China now appears to be on the road to recovery after devastating winter storms hit large swaths of inland China, including areas that normally don't receive large amounts of snowfall. Given the parallels to the Hurricane Katrina crisis in the U.S., the Red Cat Journal thought it would be interesting to review some key comparisons between the two natural disasters:
|China's winter storm||Hurricane Katrina|
|Damage||US$7.5 billion||US$96 billion|
|Evacuees||1.7 million||1.1 million|
|Homes damaged or destroyed||Over 1 million||300,000|
|Official visits||PM Wen Jia-Bao to Guangzhou and Changsha||Bush to New Orleans|
|Industries affected||coal, auto||oil & gas|
|Power supply||17 of 31 provinces in brownouts||2.5 million without power|
|Troops deployed||500,000 soldiers, 1.6 million paramilitary||50,000 National Guard troops|
The table is based, with some of our own modifications, on a table in the Foreign Policy Blog. We believe the impact of the storms on China's economy is likely to be largely temporary. It is notable how the economic damage of the winter storms, at US$7.5 billion, has been estimated to be less than 1/10th that of Hurricane Katrina. Also notable is the massive amount of human resources, in the form of troops, China is able to deploy to help with disaster recovery.

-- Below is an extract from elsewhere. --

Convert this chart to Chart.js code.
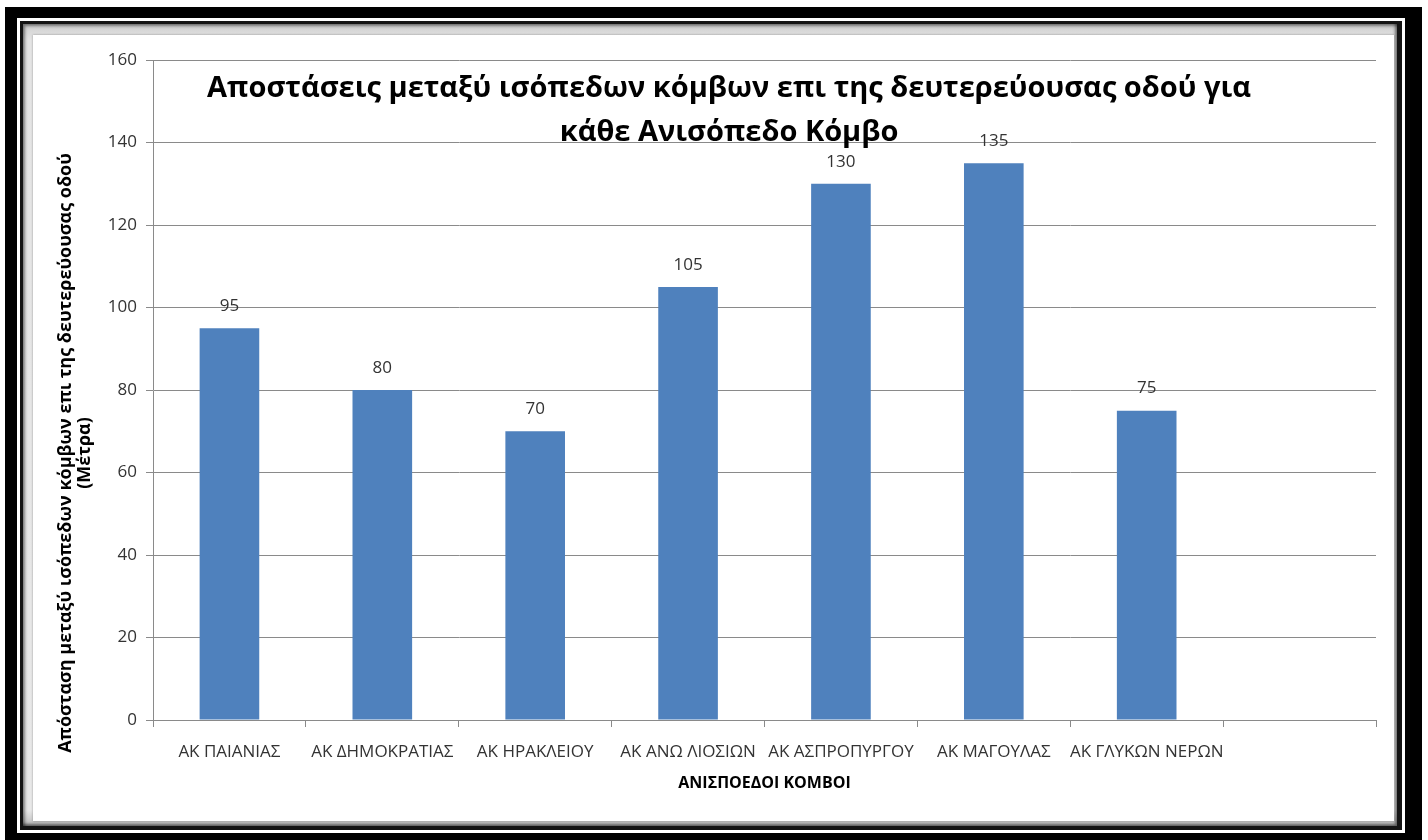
<!DOCTYPE html>
<html>
<head>
<meta charset="utf-8">
<script src="https://cdn.jsdelivr.net/npm/chart.js@4.4.1/dist/chart.umd.min.js"></script>
<style>
  html, body { margin: 0; padding: 0; background: #fff; overflow: hidden; width: 1428px; height: 840px; }
  .box { position: absolute; box-sizing: border-box; }
  #frameOuter { left: 5px; top: 7px; width: 1417px; height: 833px; background: #000; }
  #frameGap { left: 17px; top: 18px; width: 1388px; height: 815px; background: #fff; }
  #frameLine { left: 20px; top: 21px; width: 1382px; height: 809px; background: #141414; }
  #frameSheet { left: 23px; top: 24px; width: 1374px; height: 802px;
    background: linear-gradient(#cfcfcf, #e4e4e4 2%, #e8e8e8 98%, #bdbdbd);
    box-shadow: inset 2px 2px 3px rgba(0,0,0,0.45), inset -2px -2px 3px rgba(0,0,0,0.5); }
  #sheet { left: 33px; top: 35px; width: 1361px; height: 786px; background: #fff;
    box-shadow: 0 0 2px rgba(0,0,0,0.35); }
  #chart { position: absolute; left: 0; top: 0; }
</style>
</head>
<body>
<div class="box" id="frameOuter"></div>
<div class="box" id="frameGap"></div>
<div class="box" id="frameLine"></div>
<div class="box" id="frameSheet"></div>
<div class="box" id="sheet"></div>
<canvas id="chart" width="1428" height="840"></canvas>
<script>
// Interchange names and the spacing (metres) between at-grade junctions on the secondary road
const categories = ['ΑΚ ΠΑΙΑΝΙΑΣ', 'ΑΚ ΔΗΜΟΚΡΑΤΙΑΣ', 'ΑΚ ΗΡΑΚΛΕΙΟΥ', 'ΑΚ ΑΝΩ ΛΙΟΣΙΩΝ',
                    'ΑΚ ΑΣΠΡΟΠΥΡΓΟΥ', 'ΑΚ ΜΑΓΟΥΛΑΣ', 'ΑΚ ΓΛΥΚΩΝ ΝΕΡΩΝ', ''];
const distances = [95, 80, 70, 105, 130, 135, 75, null];

const titleLines = ['Αποστάσεις μεταξύ ισόπεδων κόμβων επι της δευτερεύουσας οδού για',
                    'κάθε Ανισόπεδο Κόμβο'];
const yTitleLines = ['Απόσταση μεταξύ ισόπεδων κόμβων επι της δευτερεύουσας οδού', '(Μέτρα)'];
const xTitle = 'ΑΝΙΣΠΟΕΔΟΙ ΚΟΜΒΟΙ';

const yMin = 0, yMax = 160, yStep = 20;

const FONT = "'Open Sans', 'Noto Sans', 'DejaVu Sans', sans-serif";
const GRID = '#8a8a8a';
const TEXT = '#333333';

// Value labels above each bar
const valueLabels = {
  id: 'valueLabels',
  afterDatasetsDraw(chart) {
    const ctx = chart.ctx;
    const meta = chart.getDatasetMeta(0);
    ctx.save();
    ctx.font = "17px " + FONT;
    ctx.fillStyle = TEXT;
    ctx.textAlign = 'center';
    ctx.textBaseline = 'middle';
    meta.data.forEach((bar, i) => {
      const v = chart.data.datasets[0].data[i];
      if (v === null || v === undefined) return;
      ctx.fillText(String(v), bar.x, bar.y - 22);
    });
    ctx.restore();
  }
};

// Chart heading inside the plot and the rotated value-axis caption
const headings = {
  id: 'headings',
  afterDraw(chart) {
    const ctx = chart.ctx;
    ctx.save();
    ctx.fillStyle = '#000';
    ctx.textAlign = 'center';
    ctx.textBaseline = 'alphabetic';
    ctx.font = "bold 29px " + FONT;
    ctx.fillText(titleLines[0], 729, 97);
    ctx.fillText(titleLines[1], 729, 141);

    ctx.font = "bold 18px " + FONT;
    ctx.textBaseline = 'middle';
    ctx.translate(66, 453);
    ctx.rotate(-Math.PI / 2);
    ctx.fillText(yTitleLines[0], 0, 0);
    ctx.fillText(yTitleLines[1], 0, 19);
    ctx.restore();
  }
};

new Chart(document.getElementById('chart'), {
  type: 'bar',
  data: {
    labels: categories,
    datasets: [{
      data: distances,
      backgroundColor: '#4f81bd',
      borderWidth: 0,
      barPercentage: 0.39,
      categoryPercentage: 1.0
    }]
  },
  options: {
    responsive: false,
    animation: false,
    events: [],
    layout: { padding: { top: 60, right: 52, left: 0, bottom: 0 } },
    plugins: { legend: { display: false }, tooltip: { enabled: false }, title: { display: false } },
    scales: {
      x: {
        offset: true,
        grid: { display: true, drawOnChartArea: false, drawTicks: true, tickLength: 7, color: GRID, offset: true },
        border: { display: true, color: GRID, width: 1 },
        ticks: { color: TEXT, font: { family: FONT, size: 17 }, padding: 15, maxRotation: 0, minRotation: 0, autoSkip: false },
        title: { display: true, text: xTitle, color: '#000', font: { family: FONT, size: 16, weight: 'bold' }, padding: { top: 0, bottom: 47 } },
        afterFit(scale) { scale.height = 120; }
      },
      y: {
        min: yMin, max: yMax,
        grid: { color: GRID, lineWidth: 1, drawTicks: true, tickLength: 7 },
        border: { display: true, color: GRID, width: 1 },
        ticks: { stepSize: yStep, color: TEXT, font: { family: FONT, size: 17 }, padding: 9 },
        afterFit(scale) { scale.width = 153; }
      }
    }
  },
  plugins: [valueLabels, headings]
});
</script>
</body>
</html>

Although the impact of the storms may not be long-lasting, it is possible that China's leaders may now review the efficacy of price controls as food and raw material shortages during the storm may have been exacerbated by the implementation of price controls. It also remains to be seen if China will continue with its stance of monetary policy tightening or if it will now loosen the reins, especially given economic weakness in the U.S.